Por fim, “Paradise Now”, dirigido pelo palestino Hany Abu-Assad, é, da trinca, o filme que melhor articula interior e exterior, (micro) conflitos pessoais com (macro) conflitos repartidos. Na improvável situação de se acompanhar as horas finais de dois palestinos convocados a morrem como homens-bomba, o espectador se descobre estupefacto em perceber a real dimensão e a dura realidade desse chamado.

E isso acontece de forma ainda mais impressionante porque Abu-Assad jamais espetaculariza sua história. Trata-se, portanto, de questões literalmente definitivas, entre vida e morte e das forças e caminhos que regem uma e outra, por escolha ou imposição, tratadas de forma próxima e direta, sem arroubos mas com o suficiente e bem medido estofo dramático.

“Paradise Now” é um grande filme, que traz a História e o Humano para uma situação-limite e a retrata de forma desconcertantemente sincera. Desse trio, é o que joga luz e alça ao protagonismo a questão palestina, mas também o que melhor compreende a inexorabilidade dessa permanente luta. E isso, curiosamente, por não tentar articular discursos, preferindo expor dramas com a devida dignidade narrativa.

É provável que o tempo transforme a visão que se tem desses três filmes.
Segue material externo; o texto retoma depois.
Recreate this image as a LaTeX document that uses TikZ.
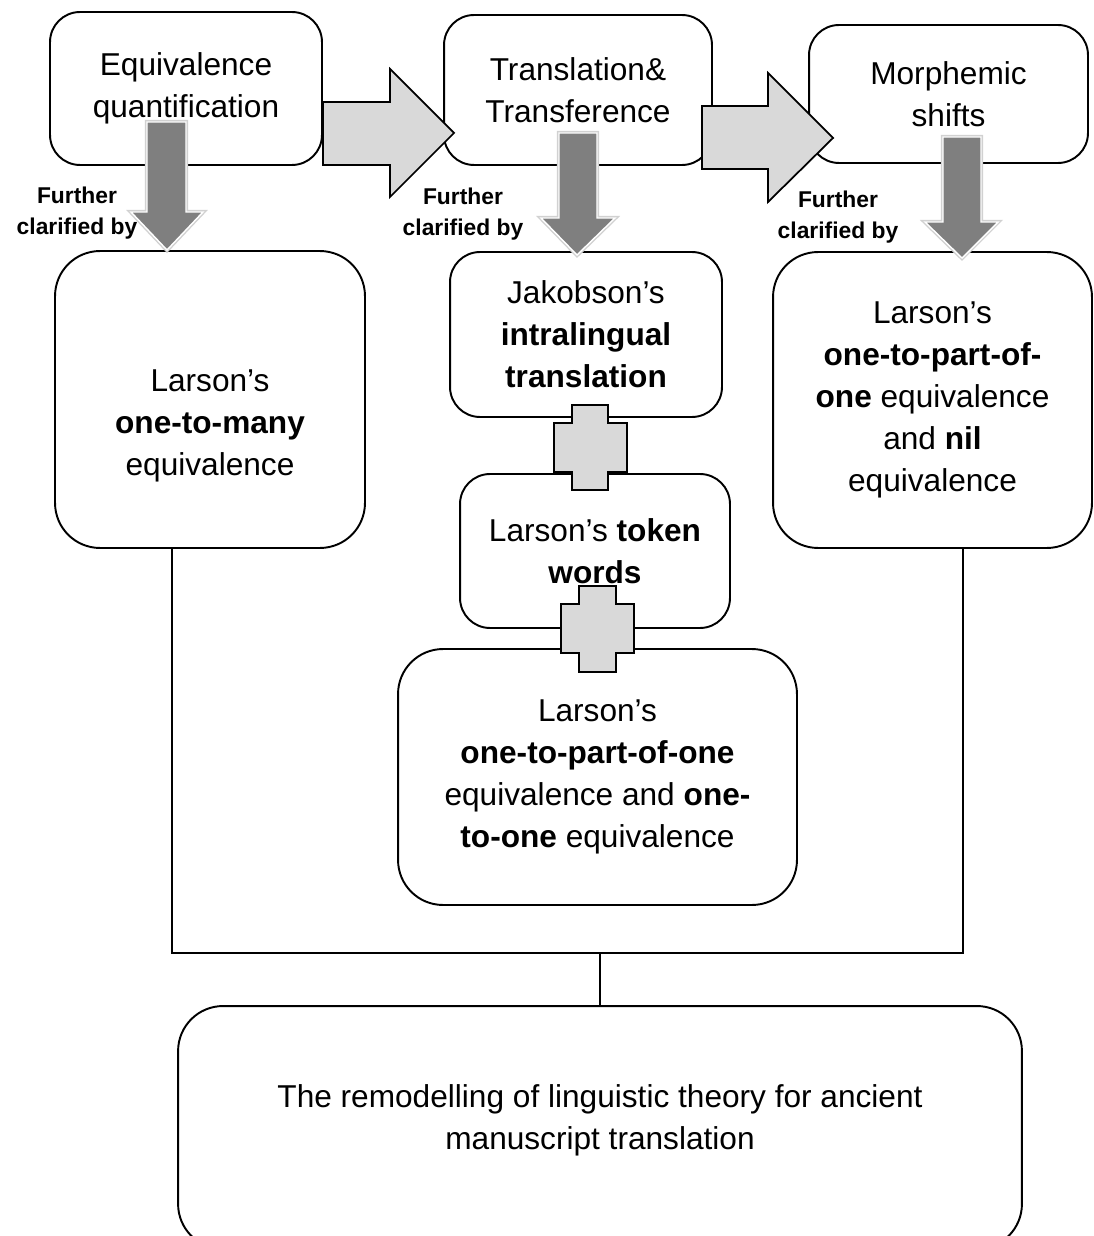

Hoje, no entanto, é importante e recompensador vê-los, para concordar, discordar, tomar ou não partido. Mas também para participar de 3 diferentes e instigantes experiências cinematográficas, que dão ao intelecto e à emoção muito com o que se ocupar.


PS: Não é só em temática que esses filmes são irmãos legítimos. A atriz Hiam Abbass, em participações que diferem em tamanho e importância, está curiosamente presente em todos eles, solidificando ainda mais o elo.

uma dupla

Nesses últimos meses, filmes têm chegado a nós em associações. “Marcas da Violência”, estreado em novembro, e “Caché”, exibido na 29ª Mostra Internacional de Cinema de São Paulo, por exemplo, rondam o mesmo assunto e abordam questões semelhantes em histórias e formatos desafiadoramente distintos.

Nesse melhor estilo pares, “Impulsividade”, de Mike Mills, e “O Sol de Cada Manhã”, de Gore Verbinski, versam, como tantos antes deles, sobre o indivíduo (norte-americano) esmagado pela feroz filosofia (primordialmente norte-americana) do sucesso a qualquer preço.

Essa moral formadora do american way of life é matéria antiga na produção dramatúrgica do país, tendo atingido um de seus ápices, em reconhecimento e prestígio, com a peça “A Morte do Caixeiro Viajante”, de Arthur Miller – escrita lá se vai mais de meio século.

Para causar impacto nessa seara, portanto, acaba-se tendo que reciclar muito bem velhos temas, arejando-os, ou usar de forma excepcionalmente competente as fórmulas consagradas.

Nenhum desses dois filmes recentes logra nenhuma das alternativas. “Impulsividade” , acumulando caminhos perigosamente gastos, caminha sobre o terreno pedregoso do filme independente americano, confirmando o que já se espera dele em estética e linguagem – é por demais curioso como a maioria dos filmes aptos a levarem esse rótulo são, quase sempre, admiravelmente parecidos, como se a tentativa de ser novo ou moderno houvesse envelhecido rápido demais e criado um novo clichê.

É palatável, sem dúvida, mas também volátil e esquecível de imediato.

“O Sol de Cada Manhã”, por sua vez, traz Gore Verbinski, que mostrara-se bastante competente no gênero filme de aventura, com “Piratas do Caribe”, para o registro do drama mais intimista. Há um bom elenco, onde até mesmo Nicolas Cage não faz tanta força para ser bom e, por isso, fica melhor. E há uma história bem contada, que possui o grande mérito dramático de abordar o fracasso subjetivo de seu protagonista.

Em lugar de subúrbios de grandes cidades e vidas financeiramente periclitantes, estamos, aqui, numa agitada Chicago, com um personagem dono de um emprego para muitos invejável. O fracasso, desse modo, por não estar no terreno material, deixa de ser objetivo e passa a ser relativizável. Baseia-se na incapacidade de realização individual, do malogro em alcançar e manter posições internamente significativas, em todos os âmbitos. Assistimos, portanto, ao momento de efetiva nudez do rei, embora os olhares que o cercam tenham motivos de sobra para enxergar nele roupas suntuosas. Os conceitos de felicidade e sucesso, aqui, são descascados.

É pena que o filme não aposte por completo nas boas idéias que tem. O que poderia ser uma obra afiada e contundente esvai-se em redenção agridoce. Para quem promete muito, fica a falta.